爬虫黑科技,我是怎么爬取indeed的职位数据的

 4 years ago
source link: http://dockone.io/article/9929
Go to the source link to view the article. You can view the picture content, updated content and better typesetting reading experience. If the link is broken, please click the button below to view the snapshot at that time.

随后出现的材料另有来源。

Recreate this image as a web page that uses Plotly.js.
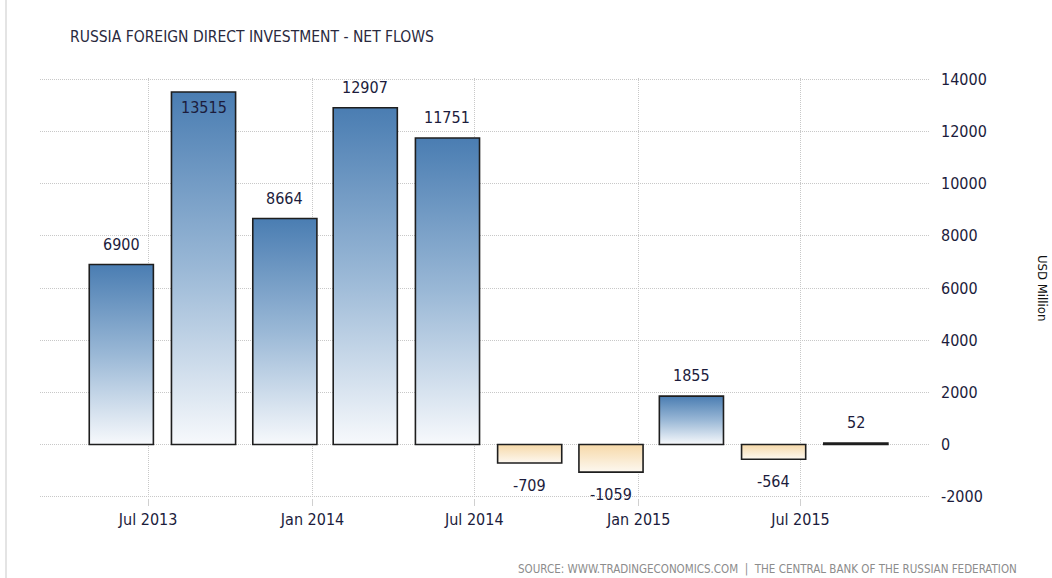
<!DOCTYPE html>
<html>
<head>
<meta charset="utf-8">
<script src="https://cdn.plot.ly/plotly-3.0.1.min.js"></script>
<style>
  html, body { margin: 0; padding: 0; background: #fff; }
  #wrap { position: relative; width: 1052px; height: 578px; }
  #edge { position: absolute; left: 5px; top: 0; width: 2px; height: 578px; background: #e4e4e4; }
  #chart { position: absolute; left: 0; top: 0; width: 1052px; height: 578px; }
</style>
</head>
<body>
<div id="wrap"><div id="chart"></div><div id="edge"></div></div>
<script>
// Quarterly net FDI flows, USD million (bar centre dates)
var quarters = ['2013-06-01', '2013-09-01', '2013-12-01', '2014-03-01', '2014-06-01',
                '2014-09-01', '2014-12-01', '2015-03-01', '2015-06-01', '2015-09-01'];
var netFlows = [6900, 13515, 8664, 12907, 11751, -709, -1059, 1855, -564, 52];
var tickDates = ['2013-07-01', '2014-01-01', '2014-07-01', '2015-01-01', '2015-07-01'];
var tickLabels = ['Jul 2013', 'Jan 2014', 'Jul 2014', 'Jan 2015', 'Jul 2015'];
var yTickVals = [-2000, 0, 2000, 4000, 6000, 8000, 10000, 12000, 14000];
var yTickLabels = ['-2000', '0', '2000', '4000', '6000', '8000', '10000', '12000', '14000'];

var FONT = '"DejaVu Sans Condensed", "DejaVu Sans", sans-serif';
var TXT = '#1c1c3c';

var trace = {
  type: 'bar',
  x: quarters,
  y: netFlows,
  width: 6.2e9,
  marker: {
    color: netFlows.map(function (v) { return v >= 0 ? '#7fa6cc' : '#f8e6c8'; }),
    line: { color: '#1e1e1e', width: 1.6 }
  },
  hoverinfo: 'x+y',
  cliponaxis: false
};

var annotations = netFlows.map(function (v, i) {
  var inside = v > 13000;
  var pos = v >= 0;
  return {
    x: quarters[i], y: v, xref: 'x', yref: 'y',
    text: String(v), showarrow: false,
    yanchor: (pos && !inside) ? 'bottom' : 'top',
    yshift: inside ? -4 : (pos ? 9 : -11),
    font: { family: FONT, size: 16, color: TXT }
  };
});

annotations.push({
  xref: 'paper', yref: 'paper', x: 1.127, y: 0.5,
  text: 'USD Million', textangle: 90, showarrow: false,
  xanchor: 'center', yanchor: 'middle',
  font: { family: FONT, size: 13, color: '#111' }
});

annotations.push({
  xref: 'paper', yref: 'paper', x: 1.1, y: -0.168,
  xanchor: 'right', yanchor: 'middle',
  text: 'SOURCE: WWW.TRADINGECONOMICS.COM  |  THE CENTRAL BANK OF THE RUSSIAN FEDERATION',
  showarrow: false,
  font: { family: FONT, size: 11.5, color: '#8c8c8c' }
});

var layout = {
  width: 1052, height: 578,
  margin: { l: 40, r: 122, t: 78, b: 80 },
  paper_bgcolor: '#fff', plot_bgcolor: '#fff',
  showlegend: false,
  title: {
    text: 'RUSSIA FOREIGN DIRECT INVESTMENT - NET FLOWS',
    x: 0, xref: 'paper', xanchor: 'left', y: 0.936, yref: 'container', yanchor: 'middle',
    pad: { l: 30 },
    font: { family: FONT, size: 15.5, color: '#2a2a3e' }
  },
  xaxis: {
    type: 'date',
    range: ['2013-03-02', '2015-11-23'],
    tickmode: 'array', tickvals: tickDates, ticktext: tickLabels,
    showgrid: true, gridcolor: '#c8c8c8', griddash: '1px,1px', gridwidth: 1,
    ticks: 'outside', ticklen: 7, tickcolor: '#d0d0d0',
    showline: false, zeroline: false,
    tickfont: { family: FONT, size: 16, color: TXT }
  },
  yaxis: {
    side: 'right',
    range: [-2050, 14050],
    tickmode: 'array', tickvals: yTickVals, ticktext: yTickLabels,
    showgrid: true, gridcolor: '#c8c8c8', griddash: '1px,1px', gridwidth: 1,
    zeroline: false, showline: false, ticks: '',
    ticklabelstandoff: 10,
    tickfont: { family: FONT, size: 16, color: TXT }
  },
  annotations: annotations
};

var gd = document.getElementById('chart');
Plotly.newPlot(gd, [trace], layout, { staticPlot: true, displayModeBar: false }).then(function () {
  var svgNS = 'http://www.w3.org/2000/svg';
  var svg = gd.querySelector('.main-svg');
  var defs = svg.querySelector('defs') || svg.insertBefore(document.createElementNS(svgNS, 'defs'), svg.firstChild);
  function grad(id, stops) {
    var g = document.createElementNS(svgNS, 'linearGradient');
    g.setAttribute('id', id);
    g.setAttribute('x1', '0'); g.setAttribute('y1', '0');
    g.setAttribute('x2', '0'); g.setAttribute('y2', '1');
    stops.forEach(function (s) {
      var st = document.createElementNS(svgNS, 'stop');
      st.setAttribute('offset', s[0]);
      st.setAttribute('stop-color', s[1]);
      g.appendChild(st);
    });
    defs.appendChild(g);
  }
  grad('gradPos', [['0', '#4a7db2'], ['0.5', '#9ab8d6'], ['1', '#f7f9fc']]);
  grad('gradNeg', [['0', '#f6d9a9'], ['1', '#fdf8f0']]);
  var pts = gd.querySelectorAll('.bars .point path');
  pts.forEach(function (p, i) {
    var v = netFlows[i];
    p.style.fill = v >= 0 ? 'url(#gradPos)' : 'url(#gradNeg)';
  });
});
</script>
</body>
</html>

最近在学习nodejs爬虫技术,学了request模块,所以想着写一个自己的爬虫项目,研究了半天,最后选定indeed作为目标网站,通过爬取indeed的职位数据,然后开发一个自己的职位搜索引擎,目前已经上线了,虽然功能还是比较简单,但还是贴一下网址 job search engine ,证明一下这个爬虫项目是有用的。下面就来讲讲整个爬虫的思路。

确定入口页面

众所周知,爬虫是需要入口页面的,通过入口页面,不断的爬取链接,最后爬取完整个网站。在这个第一步的时候,就遇到了困难,一般来说都是选取首页和列表页作为入口页面的,但是indeed的列表页面做了限制,不能爬取完整的列表,顶多只能抓取前100页,但是这没有难倒我,我发现indeed有一个 Browse Jobs 页面,通过这个页面,可以获取indeed按地区搜索和按类型搜索的所有列表。下面贴一下这个页面的解析代码。

start: async (page) => {

  const host = URL.parse(page.url).hostname;

  const tasks = [];

  try {

    const $ = cheerio.load(iconv.decode(page.con, 'utf-8'), { decodeEntities: false });

    $('#states > tbody > tr > td > a').each((i, ele) => {

      const url = URL.resolve(page.url, $(ele).attr('href'));

      tasks.push({ _id: md5(url), type: 'city', host, url, done: 0, name: $(ele).text() });

    });

    $('#categories > tbody > tr > td > a').each((i, ele) => {

      const url = URL.resolve(page.url, $(ele).attr('href'));

      tasks.push({ _id: md5(url), type: 'category', host, url, done: 0, name: $(ele).text() });

    });

    const res = await global.com.task.insertMany(tasks, { ordered: false }).catch(() => {});

    res && console.log(`${host}-start insert ${res.insertedCount} from ${tasks.length} tasks`);

    return 1;

  } catch (err) {

    console.error(`${host}-start parse ${page.url} ${err}`);

    return 0;

  }

}

通过cheerio解析html内容,把按地区搜索和按类型搜索链接插入到数据库中。

爬虫架构

这里简单讲一下我的爬虫架构思路,数据库选用mongodb。每一个待爬取的页面存一条记录page,包含id,url,done,type,host等字段,id用 md5(url) 生成,避免重复。每一个type有一个对应的html内容解析方法,主要的业务逻辑都集中在这些解析方法里面,上面贴出来的代码就是例子。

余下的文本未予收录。